Our last day with Philip who has been great company and very easy to walk and stay with. He will catch a train in the morning to his home in Waalre, Holland, with hope that his daughter has watered the plants.
Further down this long valley, becoming narrower as the mountains became increasingly intimate, we began a gentle slope up for some time, something we hadn’t been doing for the last few days. Now it was important because the climb will become a lot steeper over the next three days.
Then it became a dolphin swim as we entered a mossy forest with its gentle winding, jumping and diving pathway. There were so many bird sounds, it was as though they hadn’t seen anyone for a while and so were excited to see us. I could understand this for we have seen only one Frenchman travelling from Paris to Rome – remember, we are now on another Camino that travels mostly through France.

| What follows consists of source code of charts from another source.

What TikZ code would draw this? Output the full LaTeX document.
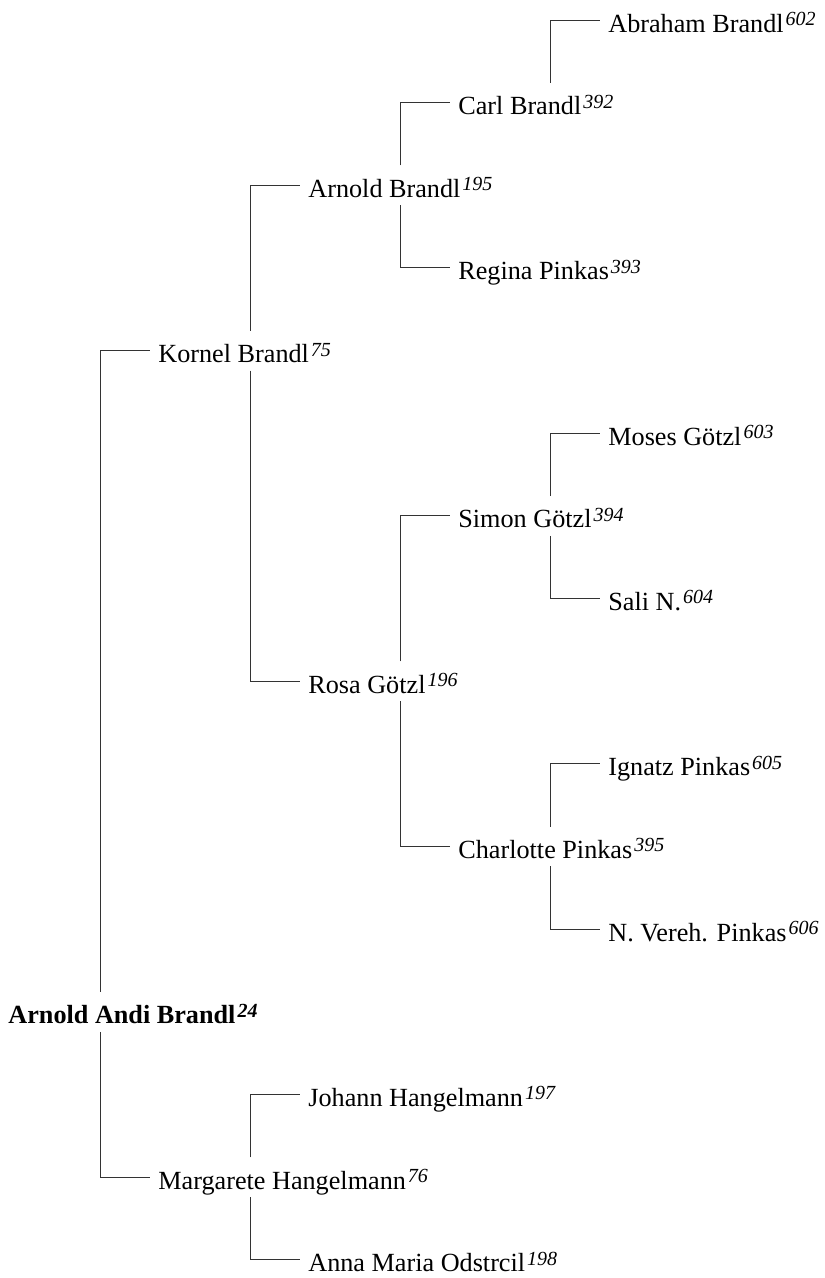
\documentclass[tikz,border=0pt]{standalone}
\usepackage{fontspec}
\setmainfont{Liberation Serif}
\newcommand{\pnum}[1]{\kern1pt\raisebox{3.3pt}{\fontsize{10}{10}\selectfont\itshape #1}}

\begin{document}
\begin{tikzpicture}[x=75pt, y=-41.33pt]
\useasboundingbox (0,-0.242) rectangle (5.5,15.22);

\tikzset{every node/.style={anchor=west, inner xsep=4pt, inner ysep=0pt, text height=15.75pt, text depth=3.75pt, font=\fontsize{13.1}{16}\selectfont}}
\node (p24) at (0,12) {\bfseries Arnold Andi Brandl\pnum{24}};
\node (p75) at (1,4) {Kornel Brandl\pnum{75}};
\node (p76) at (1,14) {Margarete Hangelmann\pnum{76}};
\node (p195) at (2,2) {Arnold Brandl\pnum{195}};
\node (p196) at (2,8) {Rosa Götzl\pnum{196}};
\node (p197) at (2,13) {Johann Hangelmann\pnum{197}};
\node (p198) at (2,15) {Anna Maria Odstrcil\pnum{198}};
\node (p392) at (3,1) {Carl Brandl\pnum{392}};
\node (p393) at (3,3) {Regina Pinkas\pnum{393}};
\node (p394) at (3,6) {Simon Götzl\pnum{394}};
\node (p395) at (3,10) {Charlotte Pinkas\pnum{395}};
\node (p602) at (4,0) {Abraham Brandl\pnum{602}};
\node (p603) at (4,5) {Moses Götzl\pnum{603}};
\node (p604) at (4,7) {Sali N.\pnum{604}};
\node (p605) at (4,9) {Ignatz Pinkas\pnum{605}};
\node (p606) at (4,11) {N. Vereh. Pinkas\pnum{606}};

\tikzset{every node/.style={}};
\tikzset{link/.style={line width=0.5pt, black!80, to path={|- (\tikztotarget)}}};
\path ([xshift=50.5pt]p24.north west) edge [link] (p75.west);
\path ([xshift=50.5pt]p24.south west) edge [link] (p76.west);
\path ([xshift=50.5pt]p75.north west) edge [link] (p195.west);
\path ([xshift=50.5pt]p75.south west) edge [link] (p196.west);
\path ([xshift=50.5pt]p76.north west) edge [link] (p197.west);
\path ([xshift=50.5pt]p76.south west) edge [link] (p198.west);
\path ([xshift=50.5pt]p195.north west) edge [link] (p392.west);
\path ([xshift=50.5pt]p195.south west) edge [link] (p393.west);
\path ([xshift=50.5pt]p196.north west) edge [link] (p394.west);
\path ([xshift=50.5pt]p196.south west) edge [link] (p395.west);
\path ([xshift=50.5pt]p392.north west) edge [link] (p602.west);
\path ([xshift=50.5pt]p394.north west) edge [link] (p603.west);
\path ([xshift=50.5pt]p394.south west) edge [link] (p604.west);
\path ([xshift=50.5pt]p395.north west) edge [link] (p605.west);
\path ([xshift=50.5pt]p395.south west) edge [link] (p606.west);
\end{tikzpicture}
\end{document}
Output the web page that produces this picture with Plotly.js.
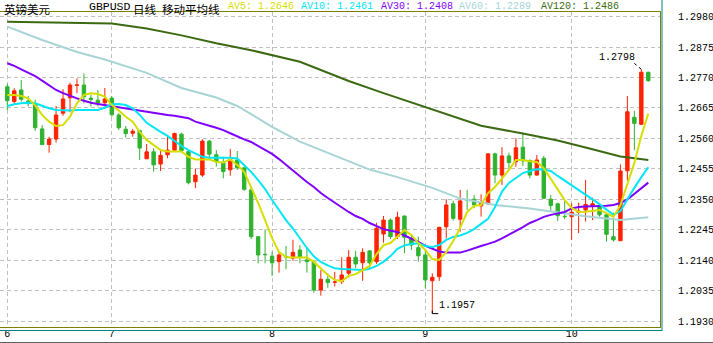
<!DOCTYPE html>
<html>
<head>
<meta charset="utf-8">
<script src="https://cdn.plot.ly/plotly-3.0.1.min.js"></script>
<style>
html,body{margin:0;padding:0;background:#fff;}
#chart{width:713px;height:343px;}
</style>
</head>
<body>
<div id="chart"></div>
<script>
// ---- data ----
const open = [1.2738,1.2687,1.2727,1.2689,1.2679,1.2593,1.2539,1.2558,1.2647,1.2700,
1.2743,1.2744,1.2699,1.2692,1.2683,1.2699,1.2641,1.2592,1.2578,1.2587,
1.2490,1.2514,1.2472,1.2504,1.2520,1.2575,1.2515,1.2411,1.2434,1.2551,
1.2504,1.2477,1.2452,1.2486,1.2459,1.2383,1.2222,1.2161,1.2155,1.2136,
1.2154,1.2148,1.2176,1.2142,1.2135,1.2038,1.2075,1.2065,1.2067,1.2096,
1.2151,1.2132,1.2173,1.2136,1.2231,1.2279,1.2222,1.2293,1.2216,1.2184,
1.2159,1.2070,1.2084,1.2256,1.2335,1.2282,1.2349,1.2351,1.2328,1.2335,
1.2507,1.2434,1.2500,1.2480,1.2530,1.2484,1.2434,1.2492,1.2351,1.2335,
1.2292,1.2291,1.2305,1.2314,1.2330,1.2328,1.2297,1.2222,1.2208,1.2449,
1.2633,1.2609,1.2788];
const high = [1.2748,1.2733,1.2761,1.2706,1.2693,1.2606,1.2566,1.2672,1.2730,1.2752,
1.2767,1.2784,1.2710,1.2727,1.2734,1.2706,1.2647,1.2603,1.2593,1.2590,
1.2541,1.2526,1.2524,1.2572,1.2580,1.2580,1.2520,1.2457,1.2557,1.2555,
1.2520,1.2497,1.2524,1.2517,1.2463,1.2394,1.2223,1.2247,1.2170,1.2167,
1.2190,1.2211,1.2193,1.2182,1.2142,1.2107,1.2096,1.2101,1.2151,1.2176,
1.2173,1.2182,1.2176,1.2270,1.2293,1.2285,1.2308,1.2295,1.2228,1.2222,
1.2176,1.2096,1.2256,1.2351,1.2346,1.2383,1.2383,1.2365,1.2368,1.2508,
1.2511,1.2530,1.2511,1.2561,1.2580,1.2488,1.2503,1.2500,1.2365,1.2339,
1.2346,1.2337,1.2339,1.2417,1.2356,1.2335,1.2302,1.2305,1.2471,1.2706,
1.2655,1.2798,1.2790];
const low = [1.2658,1.2679,1.2687,1.2670,1.2586,1.2537,1.2511,1.2546,1.2638,1.2650,
1.2716,1.2681,1.2670,1.2670,1.2670,1.2635,1.2589,1.2563,1.2566,1.2486,
1.2489,1.2446,1.2448,1.2492,1.2518,1.2516,1.2402,1.2389,1.2428,1.2486,
1.2463,1.2423,1.2432,1.2452,1.2380,1.2214,1.2130,1.2130,1.2087,1.2098,
1.2110,1.2139,1.2130,1.2098,1.2029,1.2019,1.2046,1.2050,1.2059,1.2082,
1.2113,1.2070,1.2113,1.2128,1.2201,1.2214,1.2214,1.2165,1.2176,1.2136,
1.2044,1.1957,1.2070,1.2216,1.2277,1.2239,1.2314,1.2320,1.2291,1.2331,
1.2406,1.2400,1.2452,1.2463,1.2465,1.2423,1.2432,1.2352,1.2308,1.2276,
1.2282,1.2211,1.2234,1.2274,1.2279,1.2291,1.2205,1.2205,1.2207,1.2415,
1.2520,1.2606,1.2755];
const close = [1.2690,1.2724,1.2695,1.2680,1.2597,1.2539,1.2558,1.2641,1.2696,1.2744,
1.2744,1.2704,1.2694,1.2683,1.2696,1.2642,1.2597,1.2577,1.2585,1.2527,
1.2514,1.2469,1.2502,1.2520,1.2577,1.2518,1.2408,1.2434,1.2551,1.2506,
1.2480,1.2446,1.2488,1.2459,1.2385,1.2222,1.2159,1.2160,1.2132,1.2159,
1.2152,1.2168,1.2151,1.2136,1.2038,1.2075,1.2064,1.2066,1.2090,1.2151,
1.2128,1.2168,1.2132,1.2251,1.2279,1.2222,1.2289,1.2220,1.2193,1.2156,
1.2073,1.2082,1.2254,1.2331,1.2285,1.2345,1.2348,1.2331,1.2337,1.2507,
1.2434,1.2500,1.2477,1.2528,1.2483,1.2434,1.2486,1.2354,1.2329,1.2294,
1.2291,1.2306,1.2310,1.2333,1.2335,1.2297,1.2230,1.2211,1.2448,1.2652,
1.2612,1.2788,1.2759];

const ma5 = [1.2710,1.2710,1.2706,1.2698,1.2674,1.2641,1.2618,1.2603,1.2606,1.2635,
1.2681,1.2710,1.2716,1.2713,1.2704,1.2675,1.2656,1.2635,1.2618,1.2583,
1.2555,1.2538,1.2520,1.2515,1.2515,1.2515,1.2497,1.2488,1.2488,1.2488,
1.2479,1.2477,1.2488,1.2469,1.2445,1.2393,1.2338,1.2279,1.2217,1.2169,
1.2152,1.2150,1.2150,1.2150,1.2135,1.2114,1.2090,1.2073,1.2069,1.2087,
1.2093,1.2107,1.2121,1.2162,1.2193,1.2200,1.2224,1.2245,1.2228,1.2200,
1.2176,1.2145,1.2142,1.2169,1.2207,1.2252,1.2307,1.2328,1.2331,1.2372,
1.2393,1.2421,1.2452,1.2486,1.2486,1.2482,1.2479,1.2458,1.2421,1.2383,
1.2348,1.2321,1.2307,1.2308,1.2310,1.2314,1.2303,1.2290,1.2331,1.2400,
1.2476,1.2569,1.2646];
const ma10 = [1.2672,1.2678,1.2681,1.2683,1.2681,1.2672,1.2664,1.2658,1.2656,1.2656,
1.2658,1.2658,1.2658,1.2658,1.2666,1.2678,1.2679,1.2675,1.2664,1.2641,
1.2614,1.2597,1.2583,1.2569,1.2551,1.2534,1.2520,1.2509,1.2497,1.2494,
1.2494,1.2494,1.2494,1.2491,1.2469,1.2445,1.2417,1.2386,1.2348,1.2314,
1.2279,1.2250,1.2216,1.2183,1.2154,1.2135,1.2123,1.2113,1.2111,1.2109,
1.2107,1.2107,1.2111,1.2121,1.2136,1.2155,1.2180,1.2192,1.2197,1.2199,
1.2190,1.2186,1.2193,1.2211,1.2221,1.2226,1.2235,1.2248,1.2266,1.2283,
1.2324,1.2377,1.2407,1.2424,1.2441,1.2448,1.2454,1.2453,1.2448,1.2431,
1.2415,1.2398,1.2383,1.2367,1.2350,1.2334,1.2315,1.2297,1.2310,1.2352,
1.2390,1.2427,1.2461];
const ma30 = [1.2819,1.2810,1.2798,1.2787,1.2775,1.2759,1.2744,1.2727,1.2716,1.2706,
1.2698,1.2690,1.2683,1.2679,1.2675,1.2673,1.2669,1.2664,1.2660,1.2656,
1.2651,1.2649,1.2644,1.2641,1.2638,1.2633,1.2630,1.2618,1.2612,1.2604,
1.2597,1.2589,1.2578,1.2567,1.2557,1.2548,1.2534,1.2520,1.2507,1.2489,
1.2469,1.2448,1.2431,1.2410,1.2393,1.2372,1.2355,1.2338,1.2321,1.2307,
1.2293,1.2283,1.2269,1.2259,1.2248,1.2242,1.2238,1.2226,1.2216,1.2204,
1.2190,1.2180,1.2171,1.2167,1.2167,1.2167,1.2174,1.2183,1.2190,1.2197,
1.2205,1.2216,1.2228,1.2242,1.2255,1.2269,1.2279,1.2290,1.2297,1.2302,
1.2307,1.2319,1.2324,1.2326,1.2326,1.2328,1.2328,1.2331,1.2338,1.2350,
1.2369,1.2390,1.2408];
// smooth long averages, read at these bar positions
const ma60Idx = [0,5,10,14,20,25,30,33,35,38,42,47,52,56,61,65,70,75,79,83,88,92];
const ma60 = [1.2945,1.2899,1.2858,1.2832,1.2786,1.2734,1.2701,1.2672,1.2644,1.2600,1.2549,
1.2501,1.2453,1.2427,1.2390,1.2353,1.2331,1.2319,1.2305,1.2292,1.2279,1.2289];
const ma120Idx = [0,7,15,20,25,30,35,42,49,54,59,64,68,74,79,83,88,92];
const ma120 = [1.2962,1.2960,1.2956,1.2939,1.2915,1.2888,1.2864,1.2824,1.2758,1.2716,
1.2676,1.2635,1.2604,1.2577,1.2553,1.2529,1.2498,1.2486];

const monthStartIdx = [0, 15, 38, 60, 81];
const monthLabels = ['6', '7', '8', '9', '10'];
const priceTicks = [1.1930,1.2035,1.2140,1.2245,1.2350,1.2455,1.2560,1.2665,1.2770,1.2875,1.2980];

// ---- styling ----
const C5 = '#d6de00', C10 = '#00e6f6', C30 = '#7f00ff', C60 = '#a8d4d6', C120 = '#3b6a12';
const MONO = 'Liberation Mono, DejaVu Sans Mono, monospace';
const CJK = 'Noto Sans CJK SC, sans-serif';

const bars = open.map((_, i) => i);

// pixel helpers for page furniture (plot area: x 0..660, y 12..327)
const PW = 660, PT = 12, PB = 327, PH = PB - PT;
const px = v => v / PW;
const py = v => (PB - v) / PH;

function maLine(x, y, color) {
  return {type: 'scatter', mode: 'lines', x: x, y: y, hoverinfo: 'skip',
          line: {color: color, width: 2}, showlegend: false};
}

const traces = [
  maLine(ma120Idx, ma120, C120),
  maLine(ma60Idx, ma60, C60),
  maLine(bars, ma30, C30),
  maLine(bars, ma10, C10),
  maLine(bars, ma5, C5),
  {
    type: 'candlestick', x: bars, open: open, high: high, low: low, close: close,
    increasing: {line: {color: '#ff2200', width: 1}, fillcolor: '#ff2200'},
    decreasing: {line: {color: '#2fb32f', width: 1}, fillcolor: '#2fb32f'},
    whiskerwidth: 0, hoverinfo: 'skip', showlegend: false
  }
];

const last = close.length - 1;
let hiIdx = 0, loIdx = 0;
high.forEach((v, i) => { if (v > high[hiIdx]) hiIdx = i; });
low.forEach((v, i) => { if (v < low[loIdx]) loIdx = i; });

function legendText(x, text, color, font, size) {
  return {xref: 'paper', yref: 'paper', x: px(x), y: py(6), xanchor: 'left', yanchor: 'middle',
          text: text, showarrow: false, font: {family: font, size: size, color: color}, borderpad: 0};
}
function legendCJK(x, text, size) {
  return {xref: 'paper', yref: 'paper', x: px(x), y: py(0), xanchor: 'left', yanchor: 'top',
          text: text, showarrow: false, font: {family: CJK, size: size, color: '#000'}, borderpad: 0};
}

const annotations = [
  legendCJK(3, '英镑美元', 11.5),
  legendText(88, 'GBPUSD', '#000', MONO, 11.5),
  legendCJK(132, '日线', 11.5),
  legendCJK(161, '移动平均线', 11.5),
  legendText(227, 'AV5: ' + ma5[last].toFixed(4), C5, MONO, 10),
  legendText(300, 'AV10: ' + ma10[last].toFixed(4), C10, MONO, 10),
  legendText(380, 'AV30: ' + ma30[last].toFixed(4), C30, MONO, 10),
  legendText(458, 'AV60: ' + ma60[ma60.length - 1].toFixed(4), C60, MONO, 10),
  legendText(540, 'AV120: ' + ma120[ma120.length - 1].toFixed(4), C120, MONO, 10),
  {x: hiIdx, y: high[hiIdx], xref: 'x', yref: 'y', text: high[hiIdx].toFixed(4), showarrow: false,
   xanchor: 'right', yanchor: 'middle', xshift: -5, yshift: 12, borderpad: 0,
   font: {family: MONO, size: 10, color: '#000'}},
  {x: loIdx, y: low[loIdx], xref: 'x', yref: 'y', text: low[loIdx].toFixed(4), showarrow: false,
   xanchor: 'left', yanchor: 'middle', xshift: 6, yshift: 8, borderpad: 0,
   font: {family: MONO, size: 10, color: '#000'}}
];

const shapes = [
  // leader to the high
  {type: 'line', xref: 'x', yref: 'y', xsizemode: 'pixel', ysizemode: 'pixel',
   xanchor: hiIdx, yanchor: high[hiIdx], x0: -7, y0: 6, x1: 0, y1: 0,
   line: {color: '#000', width: 1, dash: 'dot'}},
  // L mark at the low
  {type: 'line', xref: 'x', yref: 'y', xsizemode: 'pixel', ysizemode: 'pixel',
   xanchor: loIdx, yanchor: low[loIdx], x0: 0, y0: 0, x1: 6, y1: 0,
   line: {color: '#000', width: 1}},
  {type: 'line', xref: 'x', yref: 'y', xsizemode: 'pixel', ysizemode: 'pixel',
   xanchor: loIdx, yanchor: low[loIdx], x0: 0, y0: 0, x1: 0, y1: 3,
   line: {color: '#000', width: 1}},
  // outer frame
  {type: 'line', xref: 'paper', yref: 'paper', x0: px(662), x1: px(662), y0: py(331), y1: py(0),
   line: {color: '#008080', width: 1}},
  {type: 'line', xref: 'paper', yref: 'paper', x0: px(0), x1: px(662), y0: py(330.5), y1: py(330.5),
   line: {color: '#008080', width: 1}},
  {type: 'line', xref: 'paper', yref: 'paper', x0: px(0), x1: px(713), y0: py(342.5), y1: py(342.5),
   line: {color: '#606060', width: 1}}
];

const layout = {
  width: 713, height: 343,
  margin: {l: 0, r: 713 - PW, t: PT, b: 343 - PB, pad: 0},
  paper_bgcolor: '#ffffff', plot_bgcolor: '#ffffff',
  showlegend: false,
  xaxis: {
    range: [-1.048, 93.68], rangeslider: {visible: false},
    tickmode: 'array', tickvals: monthStartIdx, ticktext: monthLabels,
    showgrid: true, gridcolor: '#c0c0c0', gridwidth: 1, griddash: '4px,3px',
    zeroline: false, ticks: '', ticklabelstandoff: -3,
    showline: true, linecolor: '#808000', linewidth: 1, mirror: true,
    tickfont: {family: MONO, size: 10, color: '#000'}, fixedrange: true
  },
  yaxis: {
    side: 'right', range: [1.19109, 1.29955],
    tickmode: 'array', tickvals: priceTicks, ticktext: priceTicks.map(v => v.toFixed(4)),
    showgrid: true, gridcolor: '#c0c0c0', gridwidth: 1, griddash: '4px,3px',
    zeroline: false, ticks: '', ticklabelstandoff: 15,
    showline: true, linecolor: '#808000', linewidth: 1, mirror: false,
    tickfont: {family: MONO, size: 10, color: '#000'}, fixedrange: true
  },
  annotations: annotations,
  shapes: shapes
};

Plotly.newPlot('chart', traces, layout, {staticPlot: true, displayModeBar: false});
</script>
</body>
</html>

Sadly our track didn’t cross with a Swiss couple, Martin and Rosmarie, who are great friends of friends of ours, but we have made an email contact so we may catch them at another time in the future.
We have now arrived in our second night in a row of church accommodation. It was the gentle Franciscans last night. Tonight it is the Catholics who have taken us below to their windowless, cavelike dungeon with curved ceilings and bare walls. I feel a bit like a pizza in a cold oven, the fire burning up above us and outside. No room/cave key was supplied and we have noticed that Swiss often don’t lock their rooms, so it is no great surprise.
The Great St Bernard Pass from Switzerland to Italy starts tomorrow over 4 days. It has opened surprisingly early so we have been lucky. It means we don’t need to look for another track to walk in the meantime. It also means we don’t have to pre-book as most walkers would have planned to reach there mid June at the earliest … and we just met the man who runs the hostel on top of the Pass.